Die 13 Autoren des Pecdar-Berichts schlugen ferner vor, die bis zu 2,2 Millionen Tonnen Schutt der zerstörten Häuser für eine Ausweitung des Gazastreifens vor der Küste zu nutzen. Pecdar war ins Leben gerufen worden, um die Umsetzung von von internationalen Geldgebern finanzierten Projekten in den Palästinensergebieten zu betreuen und zu überwachen. Noch im September soll eine internationale Geberkonferenz für den Gazastreifen in Ägypten oder Norwegen stattfinden.

Im Fall der drei im Westjordanland im Juni ermordeten israelischen Jugendlichen gibt es offenbar keinen Hinweis auf eine Verstrickung der Hamas-Führung. Die »New York Times« veröffentlichte am Freitag Dokumente zur Anklage des Drahtziehers Hussam Kawasme, die am Vortag vor einem israelischen Militärgericht erhoben worden war. Demnach gebe es bisher keinen Beweis, dass die Führungsriege der im Gazastreifen herrschenden radikal-islamischen Hamas die Entführung befohlen oder vorab von ihr gewusst hätte. Die Tat sei zwar mit Geldern aus Gaza finanziert, aber von einer lokalen Hamas-Zelle im Westjordanland geplant und ausgeführt worden.

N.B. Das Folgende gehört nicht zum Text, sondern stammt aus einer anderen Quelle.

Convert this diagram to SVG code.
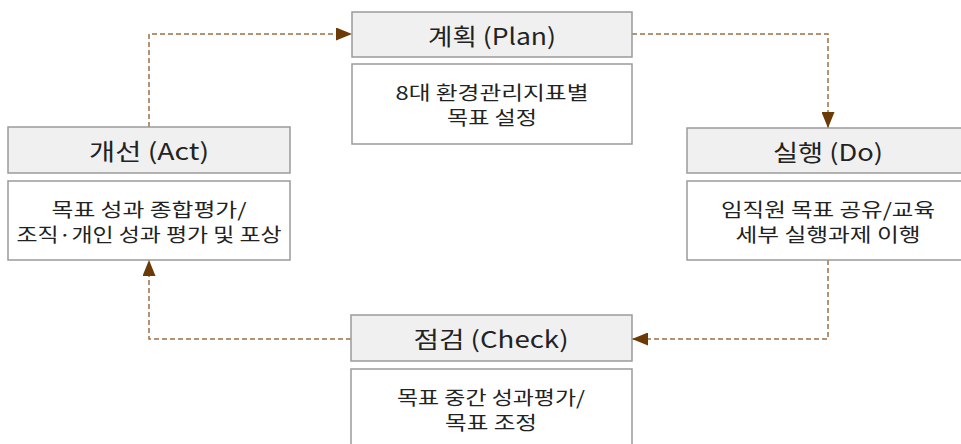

Die Teenager waren Mitte Juni im Westjordanland entführt und später tot aufgefunden worden. Israel hatte die radikal-islamische Hamas beschuldigt, hinter den Morden zu stehen. Zahlreiche Mitglieder der Palästinenserorganisation waren daraufhin verhaftet worden. In einem Interview Ende August hatte Hamas-Chef Chaled Maschaal zwar zugegeben, dass Angehörige der Organisation an der Tat beteiligt gewesen seien. Ranghohe Hamas-Mitglieder seien aber nicht involviert gewesen.

Laut »New York Times« verteidigt die israelische Regierung ihr Vorgehen. Die Hamas-Führung habe dazu aufgerufen, Israelis zu entführen, zitiert die Zeitung einen ungenannten Regierungsbeamten.